ARTICLE XII - AMENDMENTS

Section 1. Changes to these By-Laws shall be made by:

Publishing the proposed amendment(s) in the Stage 62 newsletter (or if necessary, in a special mailing to the membership), and

Presenting it at the next general meeting. Absentee votes will be taken prior to the general meeting via FAX, mail, or e-mail by the secretary, with the final tally to be taken at that general meeting.

Section 2. The adoption of any amendments shall require the affirmative vote of two-thirds (2/3) of the members voting. Said amendment shall be effective immediately upon adoption.
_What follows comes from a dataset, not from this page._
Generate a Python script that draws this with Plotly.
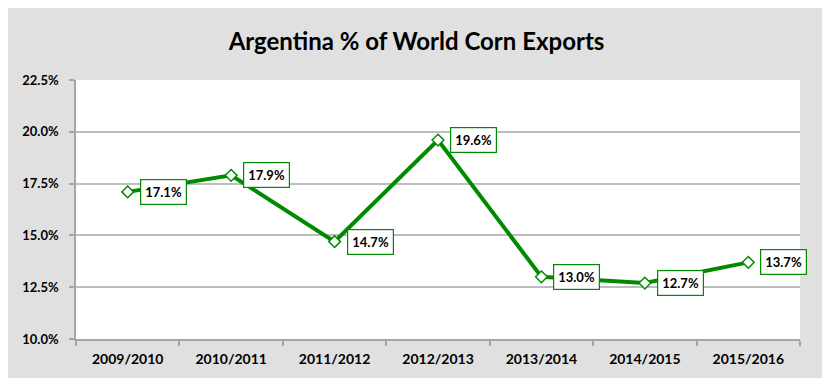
import plotly.graph_objects as go

seasons = ["2009/2010", "2010/2011", "2011/2012", "2012/2013", "2013/2014", "2014/2015", "2015/2016"]
share_pct = [17.1, 17.9, 14.7, 19.6, 13.0, 12.7, 13.7]
y_ticks = [10.0, 12.5, 15.0, 17.5, 20.0, 22.5]

GREEN = "#008a00"
GRAY_BG = "#e0e0e0"
GRID = "#bdbdbd"
FONT = "Lato, Liberation Sans, Arial, sans-serif"

fig = go.Figure()
fig.add_trace(go.Scatter(
    x=seasons, y=share_pct, mode="lines+markers",
    line=dict(color=GREEN, width=4),
    marker=dict(symbol="diamond", size=9, color="white", line=dict(color=GREEN, width=1.5)),
    hoverinfo="skip", showlegend=False,
))

for s, v in zip(seasons, share_pct):
    fig.add_annotation(
        x=s, y=v, xref="x", yref="y", text=f"<b>{v:.1f}%</b>",
        showarrow=False, xanchor="left", yanchor="middle", xshift=12,
        bgcolor="white", bordercolor=GREEN, borderwidth=1.2, borderpad=4,
        font=dict(family=FONT, size=13, color="black"),
    )

# gray panel and white plot area
fig.add_shape(type="rect", xref="paper", yref="paper",
              x0=(8 - 76) / 724, x1=(822 - 76) / 724,
              y0=(339 - 378) / 259, y1=(339 - 8) / 259,
              fillcolor=GRAY_BG, line=dict(width=0), layer="below")
fig.add_shape(type="rect", xref="paper", yref="paper", x0=0, x1=1, y0=0, y1=1,
              fillcolor="white", line=dict(width=0), layer="below")

fig.update_layout(
    width=833, height=390,
    margin=dict(l=76, r=33, t=80, b=51),
    paper_bgcolor="white", plot_bgcolor="white",
    title=dict(text="<b>Argentina % of World Corn Exports</b>",
               x=0.5, xanchor="center", y=1 - 42 / 390, yanchor="middle",
               font=dict(family=FONT, size=24, color="black")),
    font=dict(family=FONT, color="black"),
)
fig.update_layout(title_xref="container")

fig.update_xaxes(
    type="category", range=[-0.5, len(seasons) - 0.5],
    showgrid=False, showline=True, linecolor="#a6a6a6", linewidth=1.5,
    ticks="outside", tickson="boundaries", ticklen=5, tickcolor="#a6a6a6", tickwidth=1.5,
    tickfont=dict(family=FONT, size=14, color="black"), ticklabelstandoff=6,
    tickprefix="<b>", ticksuffix="</b>",
)
fig.update_yaxes(
    range=[10, 22.5], tickvals=y_ticks,
    ticktext=[f"<b>{t:.1f}%</b>" for t in y_ticks],
    showgrid=True, gridcolor=GRID, gridwidth=2,
    showline=True, linecolor="#a6a6a6", linewidth=1.5,
    ticks="outside", ticklen=5, tickcolor="#a6a6a6", tickwidth=1.5,
    tickfont=dict(family=FONT, size=13, color="black"), ticklabelstandoff=8,
    zeroline=False,
)

fig.write_html("out.html", config={"displayModeBar": False},
               post_script="document.body.style.margin='0';")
ARTICLE XIII - DISSOLUTIONMENT

Section 1. In the event of the dissolutionment of this corporation the then-existing membership shall donate the assets and properties of Stage 62 to another community group of the performing arts within two (2) years of the date of dissolutionment.


Note: This copy of the By-Laws is a definitive compilation of revisions and changes made to the original By-Laws. It has been reorganized to provide Stage 62 members with easy access to the rules and regulations by which this group is governed. The original By-Laws along with subsequent revisions can be found in the Secretary's minutes.